One of the striking images was the burning Ford Probe with Lyn St. James crawling out of it, and as I went around a full lap under the yellow, which in that configuration was a long period of time, I saw Chip`s car up in the weeds not far from the motor homes.

The yellow was out for a long time as they cleaned up the wreck, so I used it to really learn the racetrack-all the nuances, where the cracks were in the pavement, where the timing marks were and all. I`d had maybe 15 or 18 laps in the car during the practice sessions-which in those days were still pretty long-but we were still building the car.

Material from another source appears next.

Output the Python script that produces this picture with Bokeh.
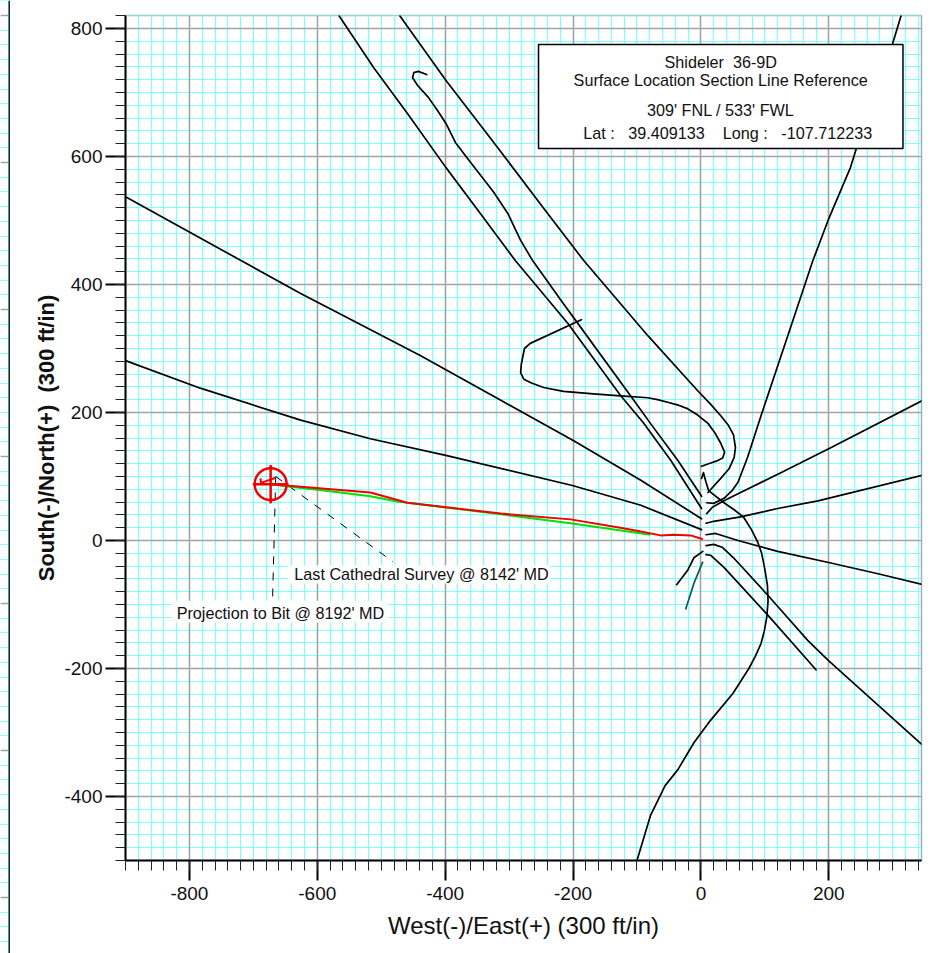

So I used the caution period to learn the racetrack visually, then when the green flag waved for the restart, I took off, passed Weaver, and was catching Derek Bell in Al Holbert`s car about two to two and a half seconds a lap. I figured either there`s something wrong with their car or I`ve really mastered this racetrack. It turned out that I had mastered the racetrack, but they were having some wastegate problems that ultimately took them out, so off we went and it was our race to win. Wollek was behind us, and Mass and Weaver. I didn`t know all those guys that well by then, I hadn`t raced enough. Going through the Esses I saw Wollek was catching me, so I decided I had to step it up, and I was able to hold him off.

At the end of the day I was just so honored to be racing at Riverside because it was such a storied track, I was honored to be running the full configuration and not the shorter “Can-Am” circuit as they called it, and I also was pretty proud of our guys for putting a car together that was parts before the weekend started and here we won the race! So it was a bunch of things that made me feel really satisfied.

It also gave me a lot of satisfaction to know I could run with these big boys, who were not business guys, but race drivers who made their living doing that. I was an amateur or a semi-pro or whatever you call it, and here I could run with them and beat them. That was really a confidence builder. It also added a little credibility to the team. It showed we weren`t just a bunch of nobodies, and one of the interesting things was that an actual car owner had won a race like that against all the factory competition.

The car was in perfect shape at the end of the race, although I did have a moment. I was coming by the pits and I see this relatively slow-moving Corvette ahead. As I went underneath him he came over into me, so I said, “I gotta stop this,” and I literally moved up and bumped him, because I didn`t want him coming down any further and forcing me into the soft stuff. Fortunately I hit him in the middle of my car`s door, so it didn`t touch the wheels or the chassis. I kind of planned it that way, just to wake him up. We were right at that kink going into the Esses, which in those cars was almost flat.

I still look at it as one of the best race wins I`ve ever done, and the trophy was a large silver bowl like you see in the old pictures of the guys who`d won it before, guys like Dan Gurney and Stirling Moss, Phil Hill, all the guys, and they were holding this same silver bowl. That`s one of the main trophies that we have in our trophy case.

Afterward I went to a business meeting in Los Angeles on the Monday, I was building my radio business then, and I went into the meeting and they asked: “How`d you do at the race?” One of the guys said, “Hold it, I`ve got the newspaper right here.” And it was then that I thought, “Gee, I think this racing might help my business along.”